■ Given data:
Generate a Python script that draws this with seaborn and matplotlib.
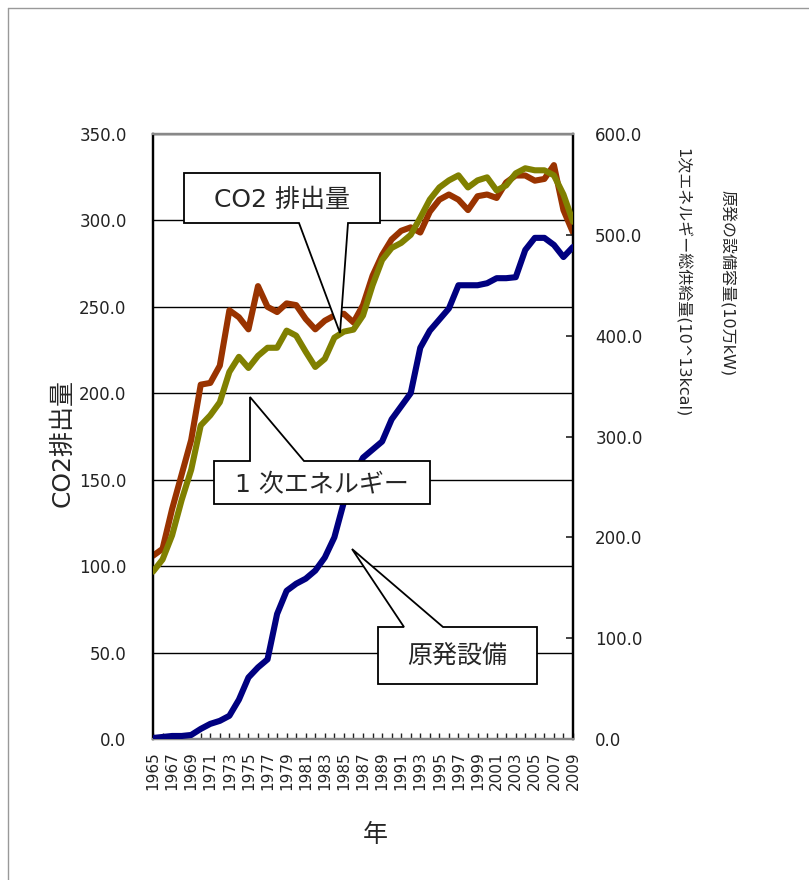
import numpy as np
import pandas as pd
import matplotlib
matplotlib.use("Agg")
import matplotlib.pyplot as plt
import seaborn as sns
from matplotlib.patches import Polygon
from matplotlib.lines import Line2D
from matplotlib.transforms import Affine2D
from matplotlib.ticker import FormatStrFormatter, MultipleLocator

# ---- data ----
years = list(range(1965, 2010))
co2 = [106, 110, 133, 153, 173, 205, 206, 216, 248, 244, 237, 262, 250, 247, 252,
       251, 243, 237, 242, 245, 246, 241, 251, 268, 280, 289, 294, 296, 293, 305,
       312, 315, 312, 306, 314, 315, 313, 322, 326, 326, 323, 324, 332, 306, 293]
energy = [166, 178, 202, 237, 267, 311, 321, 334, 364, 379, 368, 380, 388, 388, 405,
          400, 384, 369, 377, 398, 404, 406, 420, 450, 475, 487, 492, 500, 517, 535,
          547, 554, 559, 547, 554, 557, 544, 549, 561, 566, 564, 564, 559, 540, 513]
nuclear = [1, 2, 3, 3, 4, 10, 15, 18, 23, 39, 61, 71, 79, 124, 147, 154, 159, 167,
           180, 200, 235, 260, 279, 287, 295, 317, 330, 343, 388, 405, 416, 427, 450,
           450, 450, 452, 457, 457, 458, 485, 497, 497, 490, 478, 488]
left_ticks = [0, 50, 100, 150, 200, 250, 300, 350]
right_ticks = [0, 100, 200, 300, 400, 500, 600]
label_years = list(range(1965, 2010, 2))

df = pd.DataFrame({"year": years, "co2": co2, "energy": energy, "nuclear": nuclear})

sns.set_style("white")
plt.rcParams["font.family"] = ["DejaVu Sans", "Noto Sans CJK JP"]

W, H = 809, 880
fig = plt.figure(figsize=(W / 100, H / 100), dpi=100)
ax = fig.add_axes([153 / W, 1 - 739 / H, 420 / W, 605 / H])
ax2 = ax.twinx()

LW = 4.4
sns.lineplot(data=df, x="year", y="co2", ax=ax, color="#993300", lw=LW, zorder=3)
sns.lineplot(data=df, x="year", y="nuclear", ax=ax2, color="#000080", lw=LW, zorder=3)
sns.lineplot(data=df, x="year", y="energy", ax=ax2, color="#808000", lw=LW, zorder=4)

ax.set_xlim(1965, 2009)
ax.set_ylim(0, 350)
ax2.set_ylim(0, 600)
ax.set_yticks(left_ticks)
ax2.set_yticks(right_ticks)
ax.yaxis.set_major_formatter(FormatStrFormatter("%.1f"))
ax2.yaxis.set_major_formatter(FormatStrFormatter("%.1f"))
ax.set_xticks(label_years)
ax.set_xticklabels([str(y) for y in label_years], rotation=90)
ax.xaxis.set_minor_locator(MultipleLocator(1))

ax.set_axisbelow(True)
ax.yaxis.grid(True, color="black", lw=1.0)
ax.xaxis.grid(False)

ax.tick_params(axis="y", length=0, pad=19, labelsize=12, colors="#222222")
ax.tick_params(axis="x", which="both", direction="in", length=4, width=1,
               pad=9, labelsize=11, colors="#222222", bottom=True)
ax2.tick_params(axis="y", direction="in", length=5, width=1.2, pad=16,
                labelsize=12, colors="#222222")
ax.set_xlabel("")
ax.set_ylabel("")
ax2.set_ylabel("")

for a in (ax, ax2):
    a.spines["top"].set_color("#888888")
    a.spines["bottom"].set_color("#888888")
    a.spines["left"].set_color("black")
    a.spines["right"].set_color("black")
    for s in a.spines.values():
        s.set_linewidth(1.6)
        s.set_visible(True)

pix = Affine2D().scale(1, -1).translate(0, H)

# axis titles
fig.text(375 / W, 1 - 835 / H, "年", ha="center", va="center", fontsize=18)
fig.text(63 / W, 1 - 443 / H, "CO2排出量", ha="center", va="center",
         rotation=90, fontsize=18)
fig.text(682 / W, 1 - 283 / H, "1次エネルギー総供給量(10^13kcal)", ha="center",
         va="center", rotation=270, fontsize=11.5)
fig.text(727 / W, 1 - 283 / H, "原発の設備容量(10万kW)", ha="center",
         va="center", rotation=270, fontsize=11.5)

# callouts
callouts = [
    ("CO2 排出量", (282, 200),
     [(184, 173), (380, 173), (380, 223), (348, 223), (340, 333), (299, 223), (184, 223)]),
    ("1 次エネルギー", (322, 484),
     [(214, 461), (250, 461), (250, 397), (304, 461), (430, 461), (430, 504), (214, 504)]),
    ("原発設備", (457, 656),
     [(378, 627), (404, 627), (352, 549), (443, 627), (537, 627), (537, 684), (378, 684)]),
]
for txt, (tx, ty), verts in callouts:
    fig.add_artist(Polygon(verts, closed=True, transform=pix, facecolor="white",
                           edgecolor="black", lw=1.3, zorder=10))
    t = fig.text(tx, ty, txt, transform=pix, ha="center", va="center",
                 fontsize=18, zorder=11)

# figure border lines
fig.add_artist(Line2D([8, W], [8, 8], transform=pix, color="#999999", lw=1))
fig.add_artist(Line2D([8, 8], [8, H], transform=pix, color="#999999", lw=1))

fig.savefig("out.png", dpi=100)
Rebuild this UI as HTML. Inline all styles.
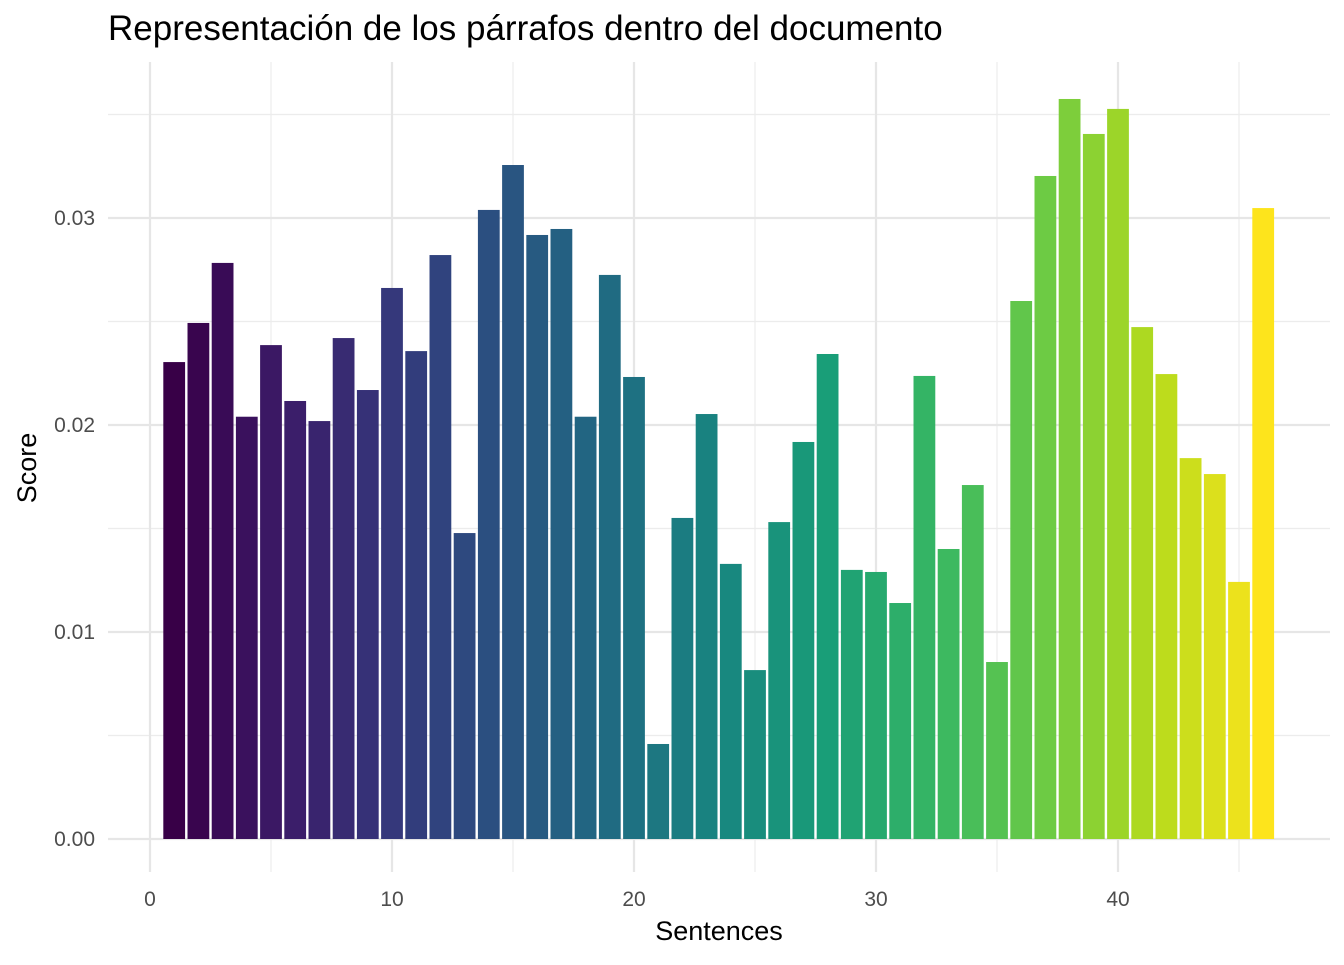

■ Goal:
Please write out all of the material above without changing a word, and omit any pictures.

■ Answer below:
Generate a Python script that draws this with seaborn and matplotlib.
import numpy as np
import pandas as pd
import matplotlib
matplotlib.use("Agg")
import matplotlib.pyplot as plt
import seaborn as sns
from matplotlib.patches import Polygon
from matplotlib.lines import Line2D
from matplotlib.transforms import Affine2D
from matplotlib.ticker import FormatStrFormatter, MultipleLocator

# ---- data ----
years = list(range(1965, 2010))
co2 = [106, 110, 133, 153, 173, 205, 206, 216, 248, 244, 237, 262, 250, 247, 252,
       251, 243, 237, 242, 245, 246, 241, 251, 268, 280, 289, 294, 296, 293, 305,
       312, 315, 312, 306, 314, 315, 313, 322, 326, 326, 323, 324, 332, 306, 293]
energy = [166, 178, 202, 237, 267, 311, 321, 334, 364, 379, 368, 380, 388, 388, 405,
          400, 384, 369, 377, 398, 404, 406, 420, 450, 475, 487, 492, 500, 517, 535,
          547, 554, 559, 547, 554, 557, 544, 549, 561, 566, 564, 564, 559, 540, 513]
nuclear = [1, 2, 3, 3, 4, 10, 15, 18, 23, 39, 61, 71, 79, 124, 147, 154, 159, 167,
           180, 200, 235, 260, 279, 287, 295, 317, 330, 343, 388, 405, 416, 427, 450,
           450, 450, 452, 457, 457, 458, 485, 497, 497, 490, 478, 488]
left_ticks = [0, 50, 100, 150, 200, 250, 300, 350]
right_ticks = [0, 100, 200, 300, 400, 500, 600]
label_years = list(range(1965, 2010, 2))

df = pd.DataFrame({"year": years, "co2": co2, "energy": energy, "nuclear": nuclear})

sns.set_style("white")
plt.rcParams["font.family"] = ["DejaVu Sans", "Noto Sans CJK JP"]

W, H = 809, 880
fig = plt.figure(figsize=(W / 100, H / 100), dpi=100)
ax = fig.add_axes([153 / W, 1 - 739 / H, 420 / W, 605 / H])
ax2 = ax.twinx()

LW = 4.4
sns.lineplot(data=df, x="year", y="co2", ax=ax, color="#993300", lw=LW, zorder=3)
sns.lineplot(data=df, x="year", y="nuclear", ax=ax2, color="#000080", lw=LW, zorder=3)
sns.lineplot(data=df, x="year", y="energy", ax=ax2, color="#808000", lw=LW, zorder=4)

ax.set_xlim(1965, 2009)
ax.set_ylim(0, 350)
ax2.set_ylim(0, 600)
ax.set_yticks(left_ticks)
ax2.set_yticks(right_ticks)
ax.yaxis.set_major_formatter(FormatStrFormatter("%.1f"))
ax2.yaxis.set_major_formatter(FormatStrFormatter("%.1f"))
ax.set_xticks(label_years)
ax.set_xticklabels([str(y) for y in label_years], rotation=90)
ax.xaxis.set_minor_locator(MultipleLocator(1))

ax.set_axisbelow(True)
ax.yaxis.grid(True, color="black", lw=1.0)
ax.xaxis.grid(False)

ax.tick_params(axis="y", length=0, pad=19, labelsize=12, colors="#222222")
ax.tick_params(axis="x", which="both", direction="in", length=4, width=1,
               pad=9, labelsize=11, colors="#222222", bottom=True)
ax2.tick_params(axis="y", direction="in", length=5, width=1.2, pad=16,
                labelsize=12, colors="#222222")
ax.set_xlabel("")
ax.set_ylabel("")
ax2.set_ylabel("")

for a in (ax, ax2):
    a.spines["top"].set_color("#888888")
    a.spines["bottom"].set_color("#888888")
    a.spines["left"].set_color("black")
    a.spines["right"].set_color("black")
    for s in a.spines.values():
        s.set_linewidth(1.6)
        s.set_visible(True)

pix = Affine2D().scale(1, -1).translate(0, H)

# axis titles
fig.text(375 / W, 1 - 835 / H, "年", ha="center", va="center", fontsize=18)
fig.text(63 / W, 1 - 443 / H, "CO2排出量", ha="center", va="center",
         rotation=90, fontsize=18)
fig.text(682 / W, 1 - 283 / H, "1次エネルギー総供給量(10^13kcal)", ha="center",
         va="center", rotation=270, fontsize=11.5)
fig.text(727 / W, 1 - 283 / H, "原発の設備容量(10万kW)", ha="center",
         va="center", rotation=270, fontsize=11.5)

# callouts
callouts = [
    ("CO2 排出量", (282, 200),
     [(184, 173), (380, 173), (380, 223), (348, 223), (340, 333), (299, 223), (184, 223)]),
    ("1 次エネルギー", (322, 484),
     [(214, 461), (250, 461), (250, 397), (304, 461), (430, 461), (430, 504), (214, 504)]),
    ("原発設備", (457, 656),
     [(378, 627), (404, 627), (352, 549), (443, 627), (537, 627), (537, 684), (378, 684)]),
]
for txt, (tx, ty), verts in callouts:
    fig.add_artist(Polygon(verts, closed=True, transform=pix, facecolor="white",
                           edgecolor="black", lw=1.3, zorder=10))
    t = fig.text(tx, ty, txt, transform=pix, ha="center", va="center",
                 fontsize=18, zorder=11)

# figure border lines
fig.add_artist(Line2D([8, W], [8, 8], transform=pix, color="#999999", lw=1))
fig.add_artist(Line2D([8, 8], [8, H], transform=pix, color="#999999", lw=1))

fig.savefig("out.png", dpi=100)
Rebuild this UI as HTML. Inline all styles.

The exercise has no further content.